His children, his love and ambition for them, pushed him to emigrate to America. There he could present them with opportunities, with a richer life.

And he’d deemed it time to expand.

He’d seen his oldest child married to a lawyer, and had held his first grandchild. And wept. He’d set up his younger daughter—his artist, his dreamer—in her own gallery.

But his son, ah, his son, his businessman with a degree from the University of Chicago, there was his legacy. His boy was smart, strong, clearheaded, cool-blooded.

All the hopes and hungers of the young boy in the Moscow ghetto had been realized in the son.

He worked now in his shade garden of his Gold Coast estate, waiting for Ilya to arrive. Sergei was a hard and handsome man with shocks of white waving through his dark hair, thick black brows over onyx eyes. He kept himself rigorously fit and satisfied his wife, his mistress and the occasional whore.

His gardens were another source of pride. He had landscapers and groundskeepers, of course, but spent hours a week when he could puttering, digging in the dirt, planting some new specimen with his own hands.

If he hadn’t become a pakhan, Sergei believed he might have lived a happy, very simple life as a gardener.

In his baggy shorts, the star tattoos on his knees grubby with earth and mulch, he continued to dig as he heard his son approach.

“Chicken shit,” Sergei said. “It’s cheap, easy to come by, and it makes the plants very happy.”

Confounded, as always, by his father’s love of dirt, Ilya shook his head. “And smells like chicken shit.”

“A small price to pay.
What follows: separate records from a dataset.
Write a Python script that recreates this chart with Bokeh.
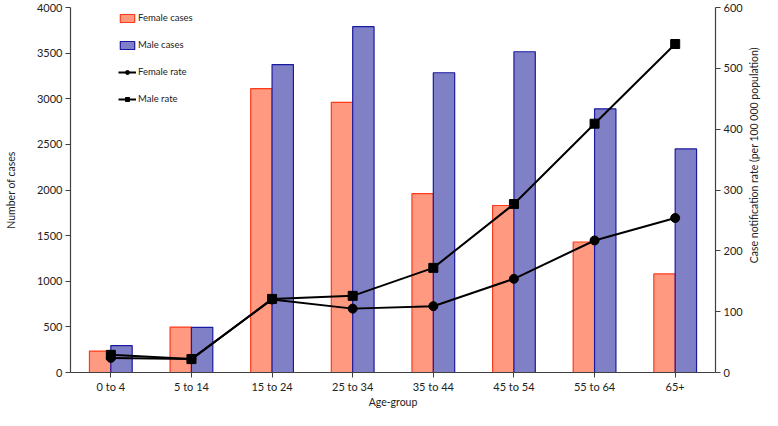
import math
from bokeh.plotting import figure
from bokeh.layouts import row
from bokeh.models import FactorRange, Range1d, LinearAxis, Legend, LegendItem, SingleIntervalTicker, ColumnDataSource
from bokeh.core.properties import value
from bokeh.transform import dodge
from bokeh.embed import file_html
from bokeh.resources import INLINE

categories = ["0 to 4", "5 to 14", "15 to 24", "25 to 34", "35 to 44", "45 to 54", "55 to 64", "65+"]
female_cases = [235, 498, 3110, 2960, 1960, 1830, 1430, 1080]
male_cases = [295, 495, 3375, 3790, 3285, 3515, 2890, 2450]
female_rate = [24, 22, 120, 105, 109, 154, 217, 254]
male_rate = [29, 22, 121, 126, 172, 277, 409, 540]
right_label = "Case notification rate (per 100 000 population)"

src = ColumnDataSource(dict(cat=categories, fc=female_cases, mc=male_cases, fr=female_rate, mr=male_rate))

FONT = "Lato"
W, H = 745, 410
p = figure(width=W, height=H, x_range=FactorRange(*categories, range_padding=0),
           y_range=Range1d(0, 4000), output_backend="svg", toolbar_location=None,
           min_border_left=70, min_border_right=20, min_border_top=7, min_border_bottom=33)
p.extra_y_ranges = {"rate": Range1d(0, 600)}
p.outline_line_color = None
p.xgrid.grid_line_color = None
p.ygrid.grid_line_color = None

fb = p.vbar(x=dodge("cat", -0.1325, range=p.x_range), top="fc", width=0.265, source=src,
            fill_color="#FF9A80", line_color="#FF3A1A", line_width=1.2)
mb = p.vbar(x=dodge("cat", 0.1325, range=p.x_range), top="mc", width=0.265, source=src,
            fill_color="#8080C6", line_color="#1A1AA0", line_width=1.2)

fl = p.line("cat", "fr", source=src, y_range_name="rate", line_color="black", line_width=2)
fm = p.scatter("cat", "fr", source=src, y_range_name="rate", marker="circle", size=9,
               fill_color="black", line_color="black")
ml = p.line("cat", "mr", source=src, y_range_name="rate", line_color="black", line_width=2)
mm = p.scatter("cat", "mr", source=src, y_range_name="rate", marker="square", size=9,
               fill_color="black", line_color="black")

ra = LinearAxis(y_range_name="rate", ticker=SingleIntervalTicker(interval=100))
p.add_layout(ra, "right")

p.yaxis[0].ticker = SingleIntervalTicker(interval=500)
p.yaxis[0].axis_label = "Number of cases"
p.xaxis.axis_label = "Age-group"

for ax in [p.xaxis[0], p.yaxis[0], ra]:
    ax.axis_line_color = "#404040"
    ax.axis_line_width = 1.2
    ax.major_tick_line_color = "#404040"
    ax.major_tick_out = 5
    ax.major_tick_in = 0
    ax.minor_tick_line_color = None
    ax.major_label_text_font = FONT
    ax.major_label_text_font_size = "11px"
    ax.major_label_text_color = "#222222"
    ax.axis_label_text_font = FONT
    ax.axis_label_text_font_size = "10.5px"
    ax.axis_label_text_font_style = "normal"
    ax.axis_label_text_color = "#222222"
    ax.major_label_standoff = 3
    ax.axis_label_standoff = 3
p.xaxis[0].axis_label_standoff = 0
p.xaxis[0].major_label_standoff = 2
p.yaxis[0].axis_label_standoff = 17

legend = Legend(items=[
    LegendItem(label="Female cases", renderers=[fb]),
    LegendItem(label="Male cases", renderers=[mb]),
    LegendItem(label="Female rate", renderers=[fl, fm]),
    LegendItem(label="Male rate", renderers=[ml, mm]),
], location=(48, 268))
legend.border_line_alpha = 0
legend.background_fill_alpha = 0
legend.label_text_font = FONT
legend.label_text_font_size = "9.5px"
legend.label_text_color = "#222222"
legend.glyph_width = 18
legend.glyph_height = 10
legend.label_height = 10
legend.spacing = 16
legend.padding = 0
legend.margin = 0
legend.label_standoff = 2
p.add_layout(legend)

# side panel holding the right axis title (reads bottom-to-top)
p2 = figure(width=762 - W, height=H, x_range=Range1d(0, 1), y_range=Range1d(0, H),
            output_backend="svg", toolbar_location=None,
            min_border_left=0, min_border_right=0, min_border_top=0, min_border_bottom=0)
p2.axis.visible = False
p2.grid.visible = False
p2.outline_line_color = None
p2.text(x=[0.5], y=[H - 166], text=[right_label], angle=math.pi / 2,
        text_align="center", text_baseline="middle", text_font=value(FONT),
        text_font_size="10.5px", text_color="#222222")

layout = row(p, p2, spacing=0)
open("out.html", "w").write(file_html(layout, INLINE))
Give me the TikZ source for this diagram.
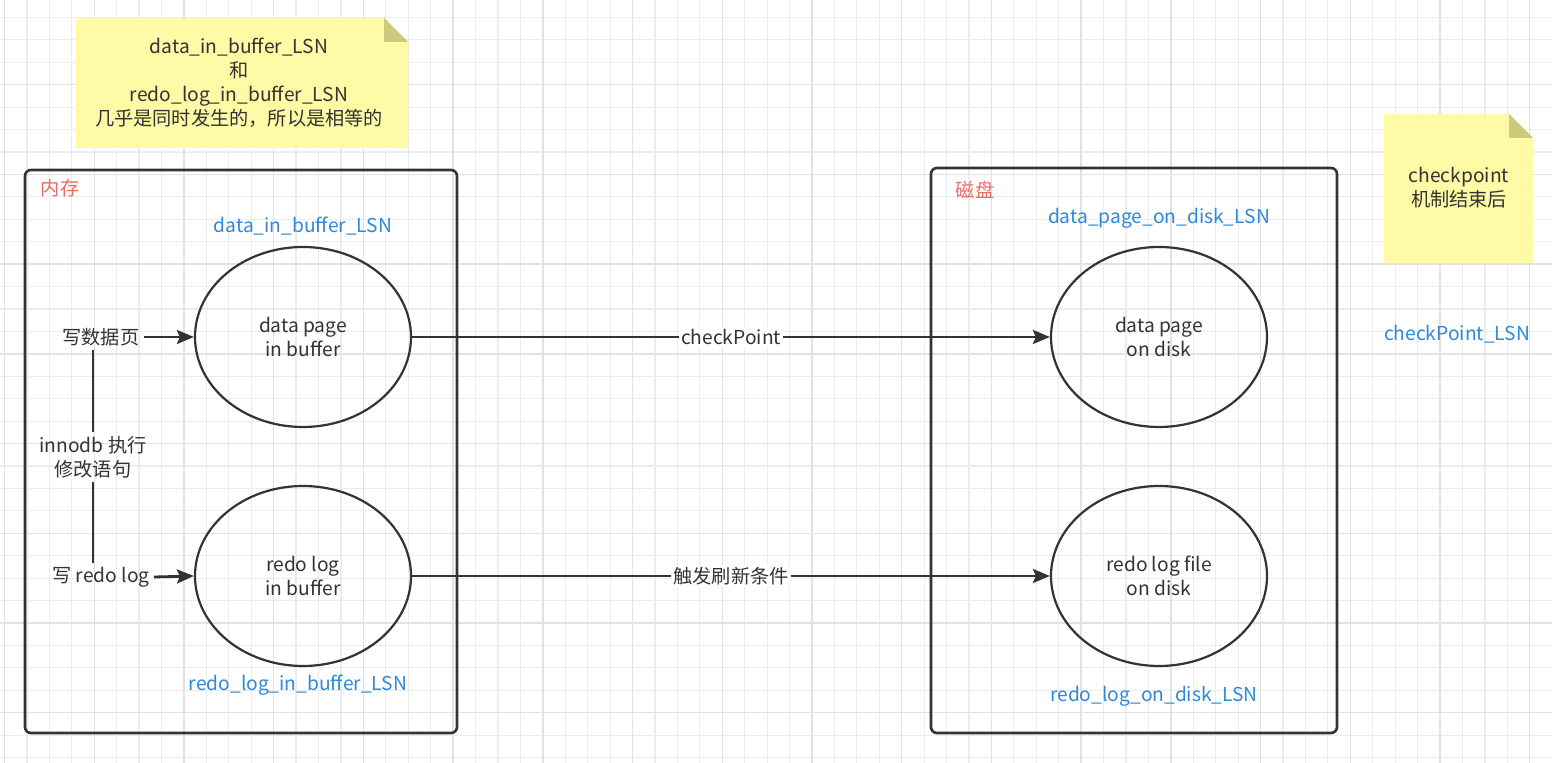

My hostas enjoy, and see there? The lungwort will bloom soon. So many secrets in the shade and shadows.”

Sergei looked up then, squinting a bit. “So. Have you found her?”

“Not yet. We will. I have a man checking at Harvard. We’ll have her name soon, and from there, we’ll have her.”

“Women lie, Ilya.”

“I don’t think she lied about this. She studies medicine there, and is unhappy. Her mother, a surgeon, here in Chicago. I believe this is also true. We’re looking for the mother.”

Ilya crouched down. “I won’t go to prison.”

“No, you won’t go to prison. Nor will Yakov. I work on other avenues as well. But I’m not pleased one of my most valued brigadiers sits now in a cell.”

“He won’t talk.”

“This doesn’t worry me. He will say nothing, as Yegor will say nothing. The American police? Musor.” He dismissed them as garbage with a flick of the wrist. “They will never break such as these. Nor would they break you if we were not able to convince the judge on the bail. But this girl, she worries me. It worries me, Ilya, that she was there and lives. It worries me that Yakov had no knowledge she and the other were there.”

“If I hadn’t been delayed, I would have been there, and would have stopped it. Then there would be no witness.”

“Communication, this was a problem. And is also been dealt with.”

“You said to keep an eye on him, Papa, to stay close to him until he could be disciplined for stealing.”

Ilya shoved up, yanked off his sunglasses. “I would have cut off his hand myself for stealing from the family. You gave him everything, but all he thinks of is more. More money, more drugs, more women, more show. My cousin. Suki.” He snarled the word for traitor. “He spits in our faces, again and again. You were good to him, Papa.”